THE EXERCISE →
A verbatim copy is needed of the lines from the one containing "Give me the Altair source for this chart." down to the one containing "import pandas as pd", inclusive. Print it with no pictures.

PROVIDED DATA →
▬▬▬▬▬▬

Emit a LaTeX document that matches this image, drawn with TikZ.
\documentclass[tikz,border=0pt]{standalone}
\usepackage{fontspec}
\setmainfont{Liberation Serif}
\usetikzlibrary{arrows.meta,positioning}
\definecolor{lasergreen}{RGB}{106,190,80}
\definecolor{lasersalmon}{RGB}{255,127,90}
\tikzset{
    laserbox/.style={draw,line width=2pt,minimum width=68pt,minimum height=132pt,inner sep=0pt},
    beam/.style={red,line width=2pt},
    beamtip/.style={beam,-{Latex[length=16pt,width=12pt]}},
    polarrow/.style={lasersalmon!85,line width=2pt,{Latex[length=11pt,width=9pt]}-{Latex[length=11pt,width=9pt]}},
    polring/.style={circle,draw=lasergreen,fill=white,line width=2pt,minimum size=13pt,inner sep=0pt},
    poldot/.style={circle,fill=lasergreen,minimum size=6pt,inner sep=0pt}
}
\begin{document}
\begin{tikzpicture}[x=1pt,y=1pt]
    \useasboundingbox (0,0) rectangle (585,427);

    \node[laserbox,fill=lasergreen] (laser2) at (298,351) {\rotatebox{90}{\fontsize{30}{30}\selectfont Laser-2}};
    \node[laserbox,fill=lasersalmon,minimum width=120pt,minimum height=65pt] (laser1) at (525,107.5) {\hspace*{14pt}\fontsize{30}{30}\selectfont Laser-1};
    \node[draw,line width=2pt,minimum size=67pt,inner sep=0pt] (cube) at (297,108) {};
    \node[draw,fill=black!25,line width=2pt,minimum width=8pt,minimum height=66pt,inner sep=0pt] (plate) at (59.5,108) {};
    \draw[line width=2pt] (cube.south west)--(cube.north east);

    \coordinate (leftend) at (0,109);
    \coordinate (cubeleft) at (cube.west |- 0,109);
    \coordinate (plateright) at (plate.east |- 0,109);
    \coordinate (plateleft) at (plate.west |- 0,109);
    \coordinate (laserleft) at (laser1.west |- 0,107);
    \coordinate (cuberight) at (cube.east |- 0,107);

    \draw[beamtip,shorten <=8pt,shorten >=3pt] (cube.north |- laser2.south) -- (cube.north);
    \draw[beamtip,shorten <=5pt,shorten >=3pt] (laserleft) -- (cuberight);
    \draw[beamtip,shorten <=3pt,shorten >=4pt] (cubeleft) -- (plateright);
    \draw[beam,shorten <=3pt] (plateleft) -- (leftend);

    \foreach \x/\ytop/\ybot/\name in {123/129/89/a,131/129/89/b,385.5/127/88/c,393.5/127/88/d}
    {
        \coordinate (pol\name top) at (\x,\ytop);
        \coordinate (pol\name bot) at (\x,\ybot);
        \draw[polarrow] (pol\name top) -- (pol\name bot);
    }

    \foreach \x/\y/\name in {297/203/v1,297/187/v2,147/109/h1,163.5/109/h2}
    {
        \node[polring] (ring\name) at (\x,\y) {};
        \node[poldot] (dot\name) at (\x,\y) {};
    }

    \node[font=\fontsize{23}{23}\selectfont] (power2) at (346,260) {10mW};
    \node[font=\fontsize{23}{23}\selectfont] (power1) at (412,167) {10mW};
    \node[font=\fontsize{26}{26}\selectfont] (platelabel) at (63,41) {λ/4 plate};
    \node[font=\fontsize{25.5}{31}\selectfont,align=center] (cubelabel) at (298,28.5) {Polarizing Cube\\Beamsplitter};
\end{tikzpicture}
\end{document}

▬▬▬▬▬▬

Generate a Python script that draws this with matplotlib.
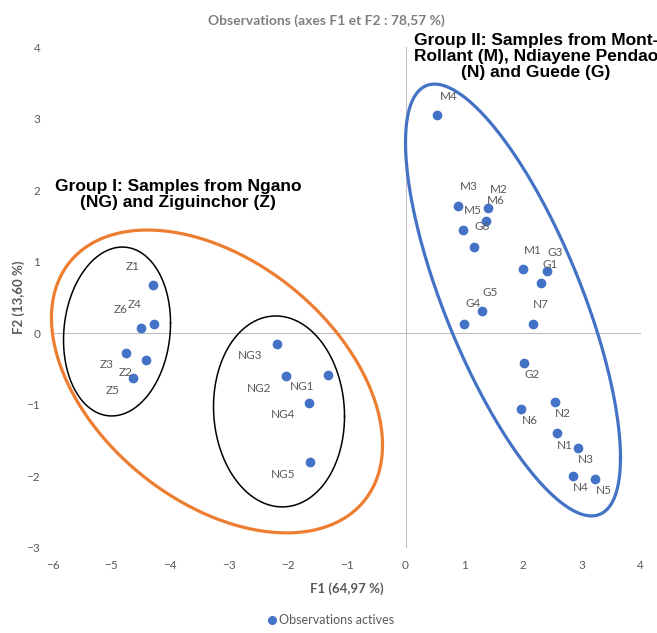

▬▬▬▬▬▬

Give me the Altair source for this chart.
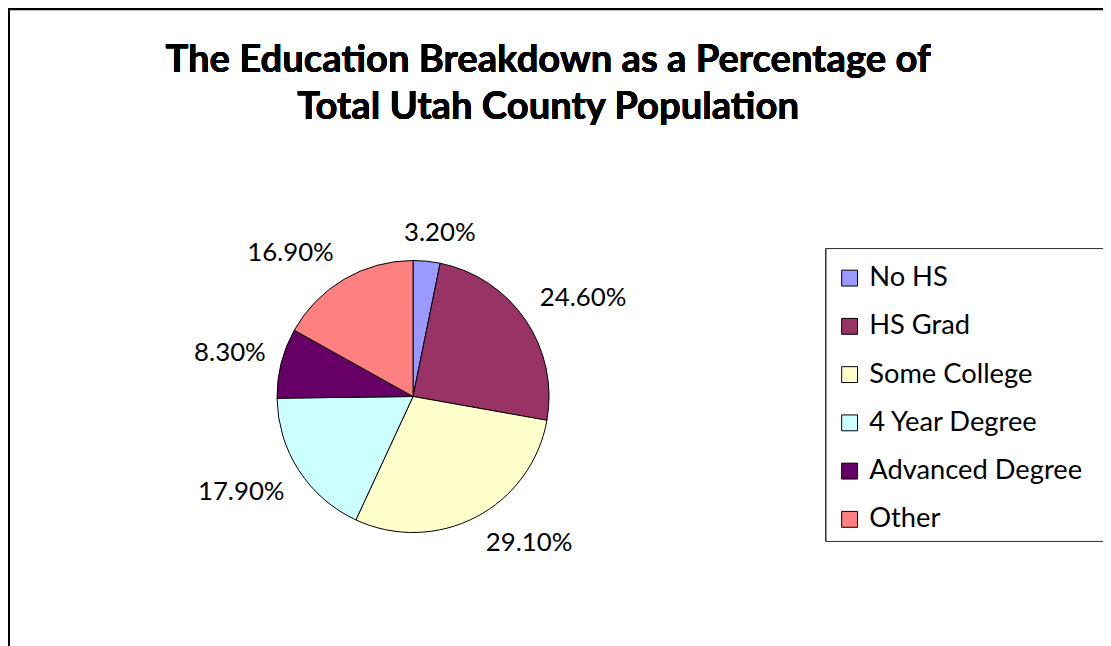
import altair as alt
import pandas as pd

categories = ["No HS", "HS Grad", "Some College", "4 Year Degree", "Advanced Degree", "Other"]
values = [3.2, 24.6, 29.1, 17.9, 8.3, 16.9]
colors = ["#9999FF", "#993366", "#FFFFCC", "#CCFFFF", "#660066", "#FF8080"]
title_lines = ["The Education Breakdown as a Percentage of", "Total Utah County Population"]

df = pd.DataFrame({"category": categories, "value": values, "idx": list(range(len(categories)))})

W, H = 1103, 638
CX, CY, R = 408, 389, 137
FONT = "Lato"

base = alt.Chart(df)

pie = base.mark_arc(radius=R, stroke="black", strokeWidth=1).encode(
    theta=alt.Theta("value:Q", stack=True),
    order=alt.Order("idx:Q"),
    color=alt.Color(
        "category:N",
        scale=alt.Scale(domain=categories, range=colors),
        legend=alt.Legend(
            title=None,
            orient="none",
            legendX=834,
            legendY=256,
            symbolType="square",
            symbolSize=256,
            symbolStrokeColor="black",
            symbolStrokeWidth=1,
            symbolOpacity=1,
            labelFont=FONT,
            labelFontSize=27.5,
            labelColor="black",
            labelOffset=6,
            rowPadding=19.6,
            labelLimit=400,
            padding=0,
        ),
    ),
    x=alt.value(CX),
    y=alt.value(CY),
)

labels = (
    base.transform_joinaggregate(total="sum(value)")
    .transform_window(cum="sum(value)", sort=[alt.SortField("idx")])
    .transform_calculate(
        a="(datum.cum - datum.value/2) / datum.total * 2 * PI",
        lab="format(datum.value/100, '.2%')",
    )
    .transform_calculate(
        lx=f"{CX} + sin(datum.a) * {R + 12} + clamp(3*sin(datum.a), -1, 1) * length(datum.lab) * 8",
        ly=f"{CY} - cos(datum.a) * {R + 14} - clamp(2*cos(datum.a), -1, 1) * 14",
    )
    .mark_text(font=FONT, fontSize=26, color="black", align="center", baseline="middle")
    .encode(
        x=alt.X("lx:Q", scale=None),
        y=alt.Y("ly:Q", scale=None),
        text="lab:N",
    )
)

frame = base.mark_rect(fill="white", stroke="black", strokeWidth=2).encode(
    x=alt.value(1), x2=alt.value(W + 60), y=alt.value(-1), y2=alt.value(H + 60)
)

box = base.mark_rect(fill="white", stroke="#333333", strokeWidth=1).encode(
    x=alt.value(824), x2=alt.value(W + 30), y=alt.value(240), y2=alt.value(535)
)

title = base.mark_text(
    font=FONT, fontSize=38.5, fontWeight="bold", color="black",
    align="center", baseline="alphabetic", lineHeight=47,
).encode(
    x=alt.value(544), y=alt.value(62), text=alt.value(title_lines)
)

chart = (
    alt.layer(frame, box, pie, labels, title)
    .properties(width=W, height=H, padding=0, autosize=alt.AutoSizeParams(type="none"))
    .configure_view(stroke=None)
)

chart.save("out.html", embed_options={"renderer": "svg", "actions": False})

▬▬▬▬▬▬

RESPONSE →
Give me the Altair source for this chart.
import altair as alt
import pandas as pd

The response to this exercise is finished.